This is a rather special book! I bought it last year when I visited Auschwitz and Birkenau Concentration Camp and it is published by the Publishing House of the State Museum in Oświęcim, which is the Polish name for Auschwitz. Birenbaum was a prisoner in Auschwitz, among others, while the war lasted.
She was born in Warsaw in 1929 and grew up with the growing threat of Nazism and another world war. She survived for a long time in the Warsaw Ghetto and later she lived through Majdanek, Auschwitz, Ravensbrück and Neustad-Glewe with all the suffering that came along with them. She came of age under the Nazi terror, and she was only 15 years old when the war was over. This is Halina Birenbaum’s own account of how her life was affected by the Hitlerites, Nazism and the threat to the Jewish people.
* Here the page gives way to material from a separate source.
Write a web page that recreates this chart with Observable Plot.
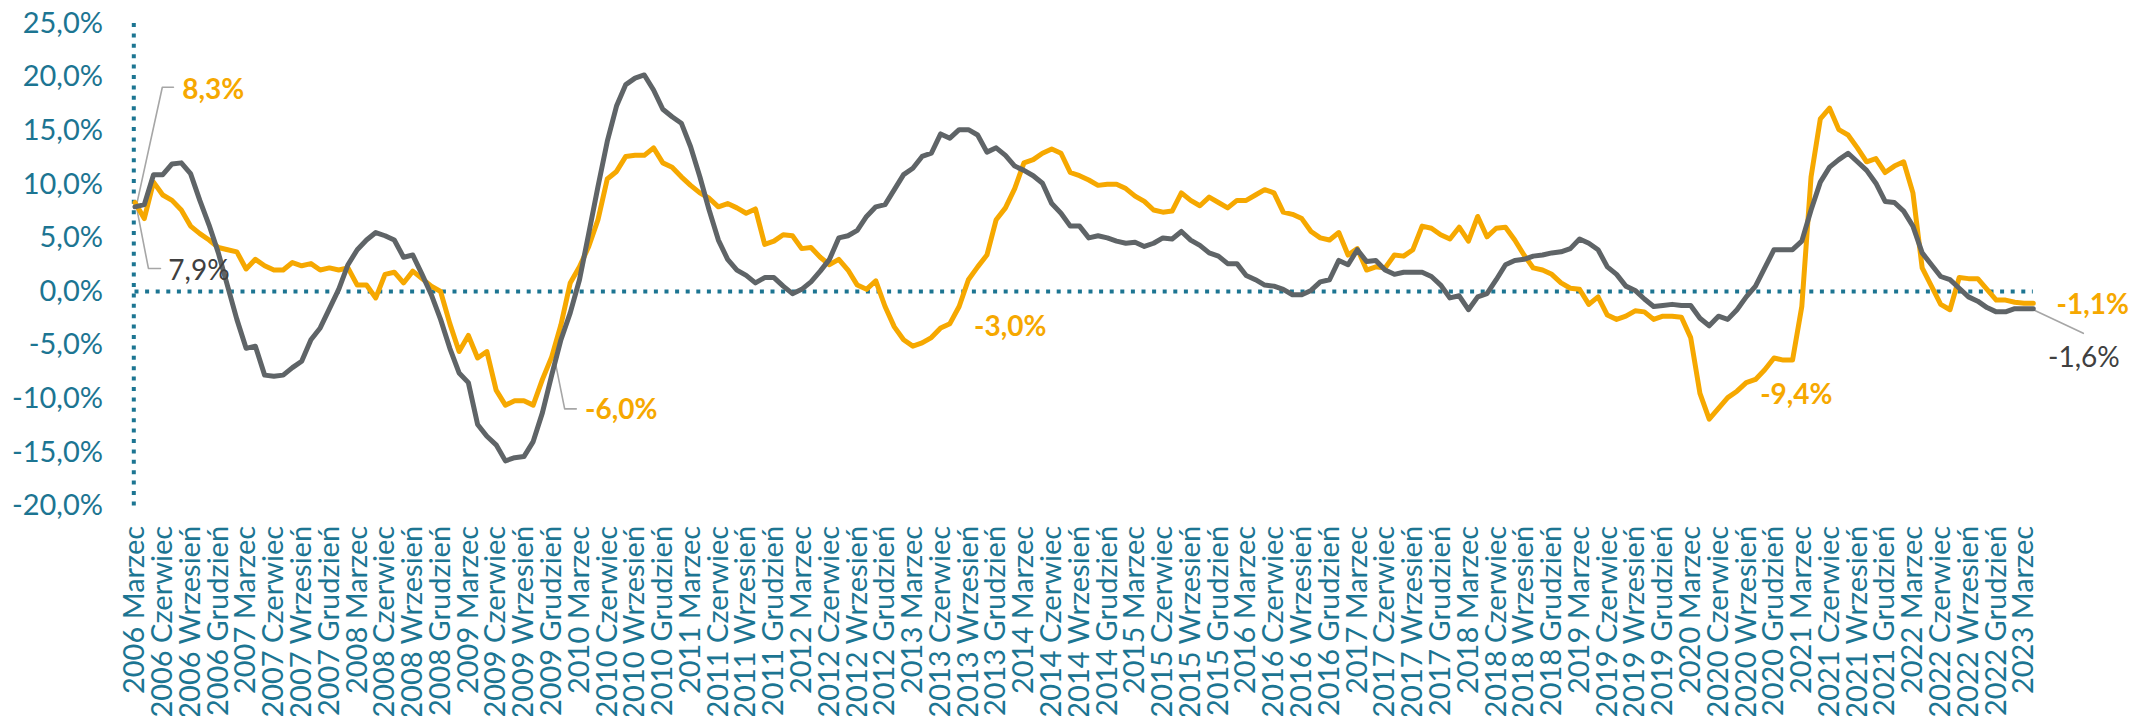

This book is considered as a classic in the Holocaust literature. Birenbaum writes in a first-person perspective, which isn’t too unusual when reading this kind of book, but she writes with such simplicity and clarity that you sometimes think it is a child who has written the story. At the time these events took place she was no more than a child, but the book wasn’t published until 1967, and still, she has kept the simplicity of a child’s memory and thoughts, and this really makes the book special. Sometimes within the book, there are comments like; When I look back at it now, or When I have thought about this later in life…..and this is the only time you remember that it is actually a grown-up who has written the book and not a child. The way Birenbaum describes her personal relationships is really touching and you can feel the love for her family and friends through the pages. They are described with the same simple and clear writing style.
What I find particularly interesting is how Birenbaum describes herself while in the ghetto and the camps. Sometimes I feel like she looks at herself in a very negative light, while at other times she is quite positive. Anyone who lived through the concentration camps must have had some luck and a will of steel in my opinion, but through the book, you don’t get this impression of Birenbaum on a whole. I got the impression that she is rather weak in a way, leans heavily on other people to survive, and shifts between seeking comfort with people and seeking solitude within herself. In comparison with other books, I’ve read from these events I get the impression that Birenbaum felt a lot more than other prisoners whose stories I’ve read. Maybe it is so or maybe other survivors haven’t put that much emphasis on it? Then there are other sides to her that show willpower to survive, cleverness, and kindness towards other prisoners. I feel like she is a hero/anti-hero within her own story, does that make sense? What I think I want to get through is that she shows the reader both the positive and negative sides of herself. This is one of the greatest aspects of the book and it make the reading experience more powerful.
I think I forget while reading this, how young she was at the time this all happened. She was 10 years old when the Nazis invaded Poland, she was sent to the camps in spring 1943 when she was 14 and this is a very delicate time in a young person life. This might also explain the hero/anti-hero perspectives. A teenager isn’t happy on all occasions and they act out. I believe you have an even better reason to act out whilst imprisoned with a death threat hanging over your head at all times. I’m so used to read books by grown-ups and I think this is why I think of her as one while reading the book. This is a fault of mine, which I don’t really appreciate, to be honest. I feel that it takes some of the genuine perspectives away from me. I’ll have to work on that!
To sum up, this is a short, easy well-written and a well-formulated book that gives the reader a child’s perspective on life within the camps. I really enjoyed reading it and appreciated that it made me think about how I read books and how prone I have become to read these stories as though it is only grown-up survivors who have written down their stories.
If you like Holocaust literature this book has to make its way onto your list! You’ll never regret it!